Copy each line below without leaving any out.

________________

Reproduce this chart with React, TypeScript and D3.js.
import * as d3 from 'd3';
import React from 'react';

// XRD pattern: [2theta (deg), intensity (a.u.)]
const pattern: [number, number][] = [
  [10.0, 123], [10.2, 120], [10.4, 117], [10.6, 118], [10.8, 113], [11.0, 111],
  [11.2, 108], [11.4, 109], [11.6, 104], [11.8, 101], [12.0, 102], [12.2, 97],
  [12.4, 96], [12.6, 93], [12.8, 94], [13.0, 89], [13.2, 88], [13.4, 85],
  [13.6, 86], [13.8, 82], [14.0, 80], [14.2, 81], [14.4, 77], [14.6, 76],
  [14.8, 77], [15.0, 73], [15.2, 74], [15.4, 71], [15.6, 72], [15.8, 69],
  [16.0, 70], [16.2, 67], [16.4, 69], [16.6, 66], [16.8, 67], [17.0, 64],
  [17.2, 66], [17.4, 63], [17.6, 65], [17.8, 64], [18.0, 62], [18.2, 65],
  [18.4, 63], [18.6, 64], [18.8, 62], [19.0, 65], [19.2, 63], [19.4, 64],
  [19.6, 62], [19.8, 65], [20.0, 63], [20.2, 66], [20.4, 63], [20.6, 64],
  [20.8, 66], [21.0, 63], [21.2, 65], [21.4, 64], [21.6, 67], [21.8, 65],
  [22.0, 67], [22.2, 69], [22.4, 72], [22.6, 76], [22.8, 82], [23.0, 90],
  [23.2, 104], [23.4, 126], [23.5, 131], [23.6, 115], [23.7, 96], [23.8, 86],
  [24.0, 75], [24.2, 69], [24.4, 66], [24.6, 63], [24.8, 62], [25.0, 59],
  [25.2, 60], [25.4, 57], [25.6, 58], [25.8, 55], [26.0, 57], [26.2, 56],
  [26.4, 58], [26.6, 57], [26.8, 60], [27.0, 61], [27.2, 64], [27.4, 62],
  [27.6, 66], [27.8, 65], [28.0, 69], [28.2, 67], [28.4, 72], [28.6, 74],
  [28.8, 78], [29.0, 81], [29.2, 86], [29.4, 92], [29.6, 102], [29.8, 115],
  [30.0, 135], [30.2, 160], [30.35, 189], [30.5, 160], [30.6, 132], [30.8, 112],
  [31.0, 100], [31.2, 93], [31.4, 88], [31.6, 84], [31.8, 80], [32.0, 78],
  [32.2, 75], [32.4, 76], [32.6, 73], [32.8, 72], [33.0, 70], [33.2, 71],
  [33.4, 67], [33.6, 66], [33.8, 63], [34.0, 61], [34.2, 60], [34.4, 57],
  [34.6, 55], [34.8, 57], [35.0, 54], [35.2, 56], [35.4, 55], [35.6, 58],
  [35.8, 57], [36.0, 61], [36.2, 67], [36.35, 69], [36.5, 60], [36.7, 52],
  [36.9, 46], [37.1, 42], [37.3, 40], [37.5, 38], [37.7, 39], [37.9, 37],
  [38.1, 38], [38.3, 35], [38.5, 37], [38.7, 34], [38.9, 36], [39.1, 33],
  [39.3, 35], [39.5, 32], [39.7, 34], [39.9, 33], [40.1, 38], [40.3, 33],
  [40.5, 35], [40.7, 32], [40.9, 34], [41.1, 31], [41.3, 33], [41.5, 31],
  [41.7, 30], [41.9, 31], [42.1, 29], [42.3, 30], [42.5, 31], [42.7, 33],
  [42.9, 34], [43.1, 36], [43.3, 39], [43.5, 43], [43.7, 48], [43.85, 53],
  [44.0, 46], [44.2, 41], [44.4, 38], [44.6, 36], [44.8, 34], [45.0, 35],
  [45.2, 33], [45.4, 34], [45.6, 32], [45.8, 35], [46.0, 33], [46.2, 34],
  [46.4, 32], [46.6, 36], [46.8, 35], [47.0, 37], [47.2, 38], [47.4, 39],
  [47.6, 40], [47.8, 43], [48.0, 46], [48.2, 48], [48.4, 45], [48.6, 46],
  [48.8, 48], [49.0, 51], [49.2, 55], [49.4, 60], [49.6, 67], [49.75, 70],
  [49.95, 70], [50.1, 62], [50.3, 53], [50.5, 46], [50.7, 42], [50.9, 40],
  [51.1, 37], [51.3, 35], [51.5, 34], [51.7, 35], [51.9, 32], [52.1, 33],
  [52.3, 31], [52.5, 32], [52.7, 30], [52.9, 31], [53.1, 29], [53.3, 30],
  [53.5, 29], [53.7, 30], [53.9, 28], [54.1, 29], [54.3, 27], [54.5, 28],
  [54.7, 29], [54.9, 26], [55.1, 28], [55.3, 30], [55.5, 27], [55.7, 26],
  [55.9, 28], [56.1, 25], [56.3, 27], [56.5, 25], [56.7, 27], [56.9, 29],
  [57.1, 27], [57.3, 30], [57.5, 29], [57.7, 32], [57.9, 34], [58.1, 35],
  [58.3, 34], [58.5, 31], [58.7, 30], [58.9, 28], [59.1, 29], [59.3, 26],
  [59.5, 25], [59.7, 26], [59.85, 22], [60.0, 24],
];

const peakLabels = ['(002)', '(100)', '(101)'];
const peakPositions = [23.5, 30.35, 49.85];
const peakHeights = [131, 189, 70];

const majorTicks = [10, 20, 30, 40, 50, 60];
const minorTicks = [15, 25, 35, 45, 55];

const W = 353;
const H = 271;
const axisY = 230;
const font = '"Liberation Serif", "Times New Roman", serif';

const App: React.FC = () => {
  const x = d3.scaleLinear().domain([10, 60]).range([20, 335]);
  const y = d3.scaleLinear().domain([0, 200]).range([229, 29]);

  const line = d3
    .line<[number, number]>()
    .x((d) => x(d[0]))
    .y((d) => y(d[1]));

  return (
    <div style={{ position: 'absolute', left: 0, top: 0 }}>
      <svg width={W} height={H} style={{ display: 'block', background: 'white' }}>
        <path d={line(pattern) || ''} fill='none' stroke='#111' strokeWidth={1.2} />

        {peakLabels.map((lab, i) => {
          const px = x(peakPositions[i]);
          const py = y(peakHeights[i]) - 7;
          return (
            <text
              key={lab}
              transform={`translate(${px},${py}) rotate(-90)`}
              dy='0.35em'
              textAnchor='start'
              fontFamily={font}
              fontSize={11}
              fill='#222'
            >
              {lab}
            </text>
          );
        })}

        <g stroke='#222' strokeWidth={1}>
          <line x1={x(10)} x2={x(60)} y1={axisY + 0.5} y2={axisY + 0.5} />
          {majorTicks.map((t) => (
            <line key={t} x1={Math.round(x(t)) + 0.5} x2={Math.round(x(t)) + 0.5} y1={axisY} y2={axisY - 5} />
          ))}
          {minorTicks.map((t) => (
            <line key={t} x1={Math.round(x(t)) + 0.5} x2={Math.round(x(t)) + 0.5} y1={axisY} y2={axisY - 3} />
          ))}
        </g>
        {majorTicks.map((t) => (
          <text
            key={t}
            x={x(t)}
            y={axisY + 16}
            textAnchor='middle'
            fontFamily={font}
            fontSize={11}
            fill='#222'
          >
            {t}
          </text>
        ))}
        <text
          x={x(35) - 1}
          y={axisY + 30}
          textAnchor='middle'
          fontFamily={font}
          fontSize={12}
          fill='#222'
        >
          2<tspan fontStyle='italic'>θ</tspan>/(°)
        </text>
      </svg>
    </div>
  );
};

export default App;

________________

> [Right answer]
Reproduce this chart with React, TypeScript and D3.js.
import * as d3 from 'd3';
import React from 'react';

// XRD pattern: [2theta (deg), intensity (a.u.)]
const pattern: [number, number][] = [
  [10.0, 123], [10.2, 120], [10.4, 117], [10.6, 118], [10.8, 113], [11.0, 111],
  [11.2, 108], [11.4, 109], [11.6, 104], [11.8, 101], [12.0, 102], [12.2, 97],
  [12.4, 96], [12.6, 93], [12.8, 94], [13.0, 89], [13.2, 88], [13.4, 85],
  [13.6, 86], [13.8, 82], [14.0, 80], [14.2, 81], [14.4, 77], [14.6, 76],
  [14.8, 77], [15.0, 73], [15.2, 74], [15.4, 71], [15.6, 72], [15.8, 69],
  [16.0, 70], [16.2, 67], [16.4, 69], [16.6, 66], [16.8, 67], [17.0, 64],
  [17.2, 66], [17.4, 63], [17.6, 65], [17.8, 64], [18.0, 62], [18.2, 65],
  [18.4, 63], [18.6, 64], [18.8, 62], [19.0, 65], [19.2, 63], [19.4, 64],
  [19.6, 62], [19.8, 65], [20.0, 63], [20.2, 66], [20.4, 63], [20.6, 64],
  [20.8, 66], [21.0, 63], [21.2, 65], [21.4, 64], [21.6, 67], [21.8, 65],
  [22.0, 67], [22.2, 69], [22.4, 72], [22.6, 76], [22.8, 82], [23.0, 90],
  [23.2, 104], [23.4, 126], [23.5, 131], [23.6, 115], [23.7, 96], [23.8, 86],
  [24.0, 75], [24.2, 69], [24.4, 66], [24.6, 63], [24.8, 62], [25.0, 59],
  [25.2, 60], [25.4, 57], [25.6, 58], [25.8, 55], [26.0, 57], [26.2, 56],
  [26.4, 58], [26.6, 57], [26.8, 60], [27.0, 61], [27.2, 64], [27.4, 62],
  [27.6, 66], [27.8, 65], [28.0, 69], [28.2, 67], [28.4, 72], [28.6, 74],
  [28.8, 78], [29.0, 81], [29.2, 86], [29.4, 92], [29.6, 102], [29.8, 115],
  [30.0, 135], [30.2, 160], [30.35, 189], [30.5, 160], [30.6, 132], [30.8, 112],
  [31.0, 100], [31.2, 93], [31.4, 88], [31.6, 84], [31.8, 80], [32.0, 78],
  [32.2, 75], [32.4, 76], [32.6, 73], [32.8, 72], [33.0, 70], [33.2, 71],
  [33.4, 67], [33.6, 66], [33.8, 63], [34.0, 61], [34.2, 60], [34.4, 57],
  [34.6, 55], [34.8, 57], [35.0, 54], [35.2, 56], [35.4, 55], [35.6, 58],
  [35.8, 57], [36.0, 61], [36.2, 67], [36.35, 69], [36.5, 60], [36.7, 52],
  [36.9, 46], [37.1, 42], [37.3, 40], [37.5, 38], [37.7, 39], [37.9, 37],
  [38.1, 38], [38.3, 35], [38.5, 37], [38.7, 34], [38.9, 36], [39.1, 33],
  [39.3, 35], [39.5, 32], [39.7, 34], [39.9, 33], [40.1, 38], [40.3, 33],
  [40.5, 35], [40.7, 32], [40.9, 34], [41.1, 31], [41.3, 33], [41.5, 31],
  [41.7, 30], [41.9, 31], [42.1, 29], [42.3, 30], [42.5, 31], [42.7, 33],
  [42.9, 34], [43.1, 36], [43.3, 39], [43.5, 43], [43.7, 48], [43.85, 53],
  [44.0, 46], [44.2, 41], [44.4, 38], [44.6, 36], [44.8, 34], [45.0, 35],
  [45.2, 33], [45.4, 34], [45.6, 32], [45.8, 35], [46.0, 33], [46.2, 34],
  [46.4, 32], [46.6, 36], [46.8, 35], [47.0, 37], [47.2, 38], [47.4, 39],
  [47.6, 40], [47.8, 43], [48.0, 46], [48.2, 48], [48.4, 45], [48.6, 46],
  [48.8, 48], [49.0, 51], [49.2, 55], [49.4, 60], [49.6, 67], [49.75, 70],
  [49.95, 70], [50.1, 62], [50.3, 53], [50.5, 46], [50.7, 42], [50.9, 40],
  [51.1, 37], [51.3, 35], [51.5, 34], [51.7, 35], [51.9, 32], [52.1, 33],
  [52.3, 31], [52.5, 32], [52.7, 30], [52.9, 31], [53.1, 29], [53.3, 30],
  [53.5, 29], [53.7, 30], [53.9, 28], [54.1, 29], [54.3, 27], [54.5, 28],
  [54.7, 29], [54.9, 26], [55.1, 28], [55.3, 30], [55.5, 27], [55.7, 26],
  [55.9, 28], [56.1, 25], [56.3, 27], [56.5, 25], [56.7, 27], [56.9, 29],
  [57.1, 27], [57.3, 30], [57.5, 29], [57.7, 32], [57.9, 34], [58.1, 35],
  [58.3, 34], [58.5, 31], [58.7, 30], [58.9, 28], [59.1, 29], [59.3, 26],
  [59.5, 25], [59.7, 26], [59.85, 22], [60.0, 24],
];

const peakLabels = ['(002)', '(100)', '(101)'];
const peakPositions = [23.5, 30.35, 49.85];
const peakHeights = [131, 189, 70];

const majorTicks = [10, 20, 30, 40, 50, 60];
const minorTicks = [15, 25, 35, 45, 55];

const W = 353;
const H = 271;
const axisY = 230;
const font = '"Liberation Serif", "Times New Roman", serif';

const App: React.FC = () => {
  const x = d3.scaleLinear().domain([10, 60]).range([20, 335]);
  const y = d3.scaleLinear().domain([0, 200]).range([229, 29]);

  const line = d3
    .line<[number, number]>()
    .x((d) => x(d[0]))
    .y((d) => y(d[1]));

  return (
    <div style={{ position: 'absolute', left: 0, top: 0 }}>
      <svg width={W} height={H} style={{ display: 'block', background: 'white' }}>
        <path d={line(pattern) || ''} fill='none' stroke='#111' strokeWidth={1.2} />

        {peakLabels.map((lab, i) => {
          const px = x(peakPositions[i]);
          const py = y(peakHeights[i]) - 7;
          return (
            <text
              key={lab}
              transform={`translate(${px},${py}) rotate(-90)`}
              dy='0.35em'
              textAnchor='start'
              fontFamily={font}
              fontSize={11}
              fill='#222'
            >
              {lab}
            </text>
          );
        })}

        <g stroke='#222' strokeWidth={1}>
          <line x1={x(10)} x2={x(60)} y1={axisY + 0.5} y2={axisY + 0.5} />
          {majorTicks.map((t) => (
            <line key={t} x1={Math.round(x(t)) + 0.5} x2={Math.round(x(t)) + 0.5} y1={axisY} y2={axisY - 5} />
          ))}
          {minorTicks.map((t) => (
            <line key={t} x1={Math.round(x(t)) + 0.5} x2={Math.round(x(t)) + 0.5} y1={axisY} y2={axisY - 3} />
          ))}
        </g>
        {majorTicks.map((t) => (
          <text
            key={t}
            x={x(t)}
            y={axisY + 16}
            textAnchor='middle'
            fontFamily={font}
            fontSize={11}
            fill='#222'
          >
            {t}
          </text>
        ))}
        <text
          x={x(35) - 1}
          y={axisY + 30}
          textAnchor='middle'
          fontFamily={font}
          fontSize={12}
          fill='#222'
        >
          2<tspan fontStyle='italic'>θ</tspan>/(°)
        </text>
      </svg>
    </div>
  );
};

export default App;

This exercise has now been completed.